En efecto, el volumen de lo defraudado y su actitud ostentosa en lo que al incumplimiento del deber de contribuir son la causa de la implacabilidad del tribunal. Como él mismo señala, no responde a la lógica que quien percibe ingresos del calibre de los que dan lugar a los hechos ignore que tiene que tributar por ellos, ni es lógico que quien constata que no abona nada al Fisco por ellos no pueda representarse que está defraudando ilícitamente. Y, por si asaltaran dudas sobre la ingenuidad del acusado y de su padre, sólo hace falta tener en cuenta que estos participaban firmando contratos que derivaban en la nula tributación. Incluso el argumento defensivo de “acudir a despachos especializados” desvirtúa su propia defensa ya que, si se acudía a ellos era no sólo por su conocimiento de la norma, sino porque podían construir una situación como la enjuiciada, sin contribución al erario público. En palabras del Tribunal “no estamos ante un caso de error invencible en el conocimiento de la norma, sino ante la inteligencia que busca anular las dificultades que el desconocimiento de ésta suponía para lograr el objetivo de burlarla”.

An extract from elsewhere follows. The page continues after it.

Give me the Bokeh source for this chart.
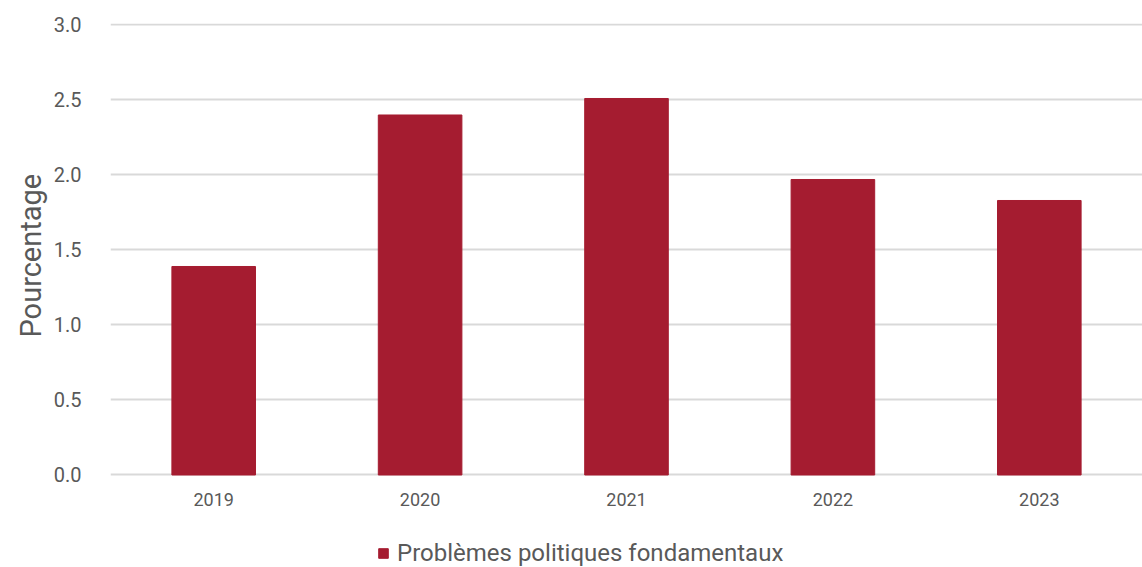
from bokeh.plotting import figure
from bokeh.models import ColumnDataSource, Legend, LegendItem, FixedTicker, CustomJSTickFormatter, Title
from bokeh.core.properties import value
from bokeh.embed import file_html
from bokeh.resources import INLINE

years = ["2019", "2020", "2021", "2022", "2023"]
values = [1.39, 2.40, 2.51, 1.97, 1.83]
series_name = "Problèmes politiques fondamentaux"
y_ticks = [0.0, 0.5, 1.0, 1.5, 2.0, 2.5, 3.0]
y_title = "Pourcentage"

FONT = "Roboto"
TXT = "#595959"
BAR = "#A51C30"

src = ColumnDataSource(dict(x=years, y=values))
lab = ColumnDataSource(dict(x=years, y=[0.0] * len(years), t=years))

p = figure(x_range=years, y_range=(-0.6167, 3.01), frame_width=1032, frame_height=544,
           output_backend="svg", toolbar_location=None, x_axis_location=None,
           min_border_left=110, min_border_right=0, min_border_top=23,
           min_border_bottom=0)
p.outline_line_color = None
p.background_fill_color = "white"

r = p.vbar(x="x", top="y", width=0.405, source=src, color=BAR)

p.text(x="x", y="y", text="t", source=lab, y_offset=25,
       text_align="center", text_baseline="middle",
       text_font=value(FONT), text_font_size="18px", text_color=TXT)

p.xgrid.grid_line_color = None
p.ygrid.grid_line_color = "#d9d9d9"
p.ygrid.grid_line_width = 2
p.yaxis.ticker = FixedTicker(ticks=y_ticks)
p.ygrid.ticker = FixedTicker(ticks=y_ticks)
p.yaxis.formatter = CustomJSTickFormatter(code="return tick.toFixed(1);")

p.yaxis.axis_line_color = None
p.yaxis.major_tick_line_color = None
p.yaxis.minor_tick_line_color = None
p.yaxis.major_label_text_font = FONT
p.yaxis.major_label_text_font_size = "20px"
p.yaxis.major_label_text_color = TXT
p.yaxis.major_label_standoff = 23

t = Title(text=y_title, align="left", offset=230, text_font=FONT,
          text_font_size="29px", text_font_style="normal", text_color=TXT,
          standoff=6)
p.add_layout(t, "left")

legend = Legend(items=[LegendItem(label=series_name, renderers=[r])],
                orientation="horizontal", location=(267, 0),
                label_text_font=FONT, label_text_font_size="24px",
                label_text_color=TXT, glyph_width=12, glyph_height=12,
                border_line_color=None, background_fill_alpha=0,
                label_standoff=8, margin=0, padding=0)
p.add_layout(legend, "center")

open("out.html", "w").write(file_html(p, INLINE))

Y ya más desde lo folletinesco que desde lo legal y tributario, comentar que el futbolista solicita para si la aplicación como atenuante muy cualificada del largo juicio paralelo en los medios de comunicación, que le ha supuesto -según él- una restricción de derechos antes de la pena (derecho al proceso debido -secreto de instrucción- y a la presunción de inocencia) restricción que pretende sea compensada, en la pena a imponer, a lo que sale al paso el Supremo señalando que “la eventualidad de las extralimitaciones de aquellos medios y el hipotético daño que pueda causar de manera injusta, de la que no están libres tampoco quienes ejercen funciones públicas -incluidas las jurisdiccionales-, solamente pueden legitimar una reclamación: la dirigida contra los medios …sin que la reparación así reclamable pueda ser sustituida con limitaciones al Ius puniendi”.

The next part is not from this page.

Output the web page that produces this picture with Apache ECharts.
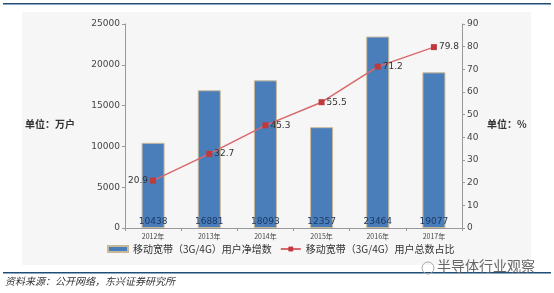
<!DOCTYPE html>
<html>
<head>
<meta charset="utf-8">
<script src="https://cdn.jsdelivr.net/npm/echarts@6/dist/echarts.min.js"></script>
<style>
  html, body { margin: 0; padding: 0; background: #fff; }
  #chart { width: 554px; height: 293px; }
</style>
</head>
<body>
<div id="chart"></div>
<script>
    // 数据
    var years = ['2012年', '2013年', '2014年', '2015年', '2016年', '2017年'];
    var netAdds = [10438, 16881, 18093, 12357, 23464, 19077];
    var shareRatio = [20.9, 32.7, 45.3, 55.5, 71.2, 79.8];
    var barName = '移动宽带（3G/4G）用户净增数';
    var lineName = '移动宽带（3G/4G）用户总数占比';

    var myChart = echarts.init(document.getElementById('chart'));

    var tickFont = { fontSize: 9, color: '#444', fontFamily: 'DejaVu Sans' };

    var option = {
        backgroundColor: '#fff',
        animation: false,
        // 背景面板、上下分隔线、单位、来源
        graphic: [
            { type: 'rect', shape: { x: 22, y: 12, width: 509, height: 253 }, style: { fill: '#f6f6f6' }, z: -10 },
            { type: 'rect', shape: { x: 3, y: 3, width: 548, height: 1.5 }, style: { fill: '#1f4e79' } },
            { type: 'rect', shape: { x: 3, y: 272, width: 548, height: 1.5 }, style: { fill: '#1f4e79' } },
            { type: 'text', left: 25, top: 119, style: { text: '单位：万户', fontSize: 10, fontWeight: 'bold', fill: '#333', fontFamily: 'Noto Sans CJK SC' } },
            { type: 'text', left: 487, top: 119, style: { text: '单位：%', fontSize: 10, fontWeight: 'bold', fill: '#333', fontFamily: 'Noto Sans CJK SC' } },
            { type: 'text', left: 5, top: 276, style: { text: '资料来源：公开网络，东兴证券研究所', fontSize: 10, fontStyle: 'italic', fill: '#333', fontFamily: 'Noto Sans CJK SC' } },
            { type: 'text', left: 437, top: 259, style: { text: '半导体行业观察', fontSize: 14, fill: '#666', fontFamily: 'Noto Sans CJK SC' } },
            { type: 'circle', shape: { cx: 428, cy: 268, r: 6 }, style: { fill: 'none', stroke: '#aaa', lineWidth: 1 } }
        ],
        grid: {
            left: 125,
            right: 92,
            top: 24,
            bottom: 65
        },
        legend: {
            bottom: 34,
            left: 102,
            itemWidth: 20,
            itemHeight: 6,
            itemGap: 8,
            textStyle: { fontSize: 10, color: '#333', fontFamily: 'Noto Sans CJK SC' },
            data: [
                { name: barName, icon: 'rect' },
                { name: lineName }
            ]
        },
        xAxis: [
            {
                type: 'category',
                data: years,
                axisLine: { lineStyle: { color: '#999' } },
                axisTick: { show: true, alignWithLabel: false, length: 3, lineStyle: { color: '#999' } },
                axisLabel: { fontSize: 7, color: '#444', margin: 5, fontFamily: 'Noto Sans CJK SC' }
            }
        ],
        yAxis: [
            {
                type: 'value',
                min: 0,
                max: 25000,
                interval: 5000,
                splitLine: { show: false },
                axisLine: { show: true, lineStyle: { color: '#999' } },
                axisTick: { show: true, length: 3, lineStyle: { color: '#999' } },
                axisLabel: Object.assign({ margin: 5, formatter: function (v) { return String(v); } }, tickFont)
            },
            {
                type: 'value',
                min: 0,
                max: 90,
                interval: 10,
                splitLine: { show: false },
                axisLine: { show: true, lineStyle: { color: '#999' } },
                axisTick: { show: true, length: 3, lineStyle: { color: '#999' } },
                axisLabel: Object.assign({ margin: 5 }, tickFont)
            }
        ],
        series: [
            {
                name: barName,
                type: 'bar',
                yAxisIndex: 0,
                barWidth: 23,
                itemStyle: { color: '#4a7ebb', borderColor: '#c8b89a', borderWidth: 1 },
                label: {
                    show: true,
                    position: 'insideBottom',
                    distance: 2,
                    fontSize: 9,
                    color: '#1c3766',
                    fontFamily: 'DejaVu Sans'
                },
                data: netAdds
            },
            {
                name: lineName,
                type: 'line',
                yAxisIndex: 1,
                symbol: 'rect',
                symbolSize: 6,
                itemStyle: { color: '#c0393b' },
                lineStyle: { color: '#d9686a', width: 1.5 },
                label: {
                    show: true,
                    position: 'right',
                    distance: 2,
                    fontSize: 9,
                    color: '#333',
                    fontFamily: 'DejaVu Sans',
                    formatter: function (p) { return p.value.toFixed(1); }
                },
                data: shareRatio.map(function (v, i) {
                    return i === 0 ? { value: v, label: { position: 'left' } } : v;
                })
            }
        ]
    };

    myChart.setOption(option);
</script>
</body>
</html>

Y aunque el foco central de la acusación y de la condena recaiga sobre el futbolista, como contribuyente y responsable principal que era, también se condena a su padre en calidad de cooperación necesario, por cuanto la confianza absoluta –“ningún otro individuo podía alcanzar la cualificación del padre”- depositada en él por su hijo y el control que ejercía sobre su vida, su profesión y su patrimonio –máxime teniendo en cuenta que el futbolista era menor de edad cuando se suscribieron los primeros contratos de cesión de derechos de imagen- propició la confianza de aquél en que se estaban realizando las operaciones que económicamente le interesaban. Y es que, su padre, desplegó toda la actividad necesaria, no solamente para obtener los ingresos, sino para que los beneficios se ingresaran en el patrimonio real del hijo con disimulo, bajo la apariencia de la gestación y obtención por sujetos aparentes interpuestos -las sociedades cesionarias de la titularidad de tales derechos-.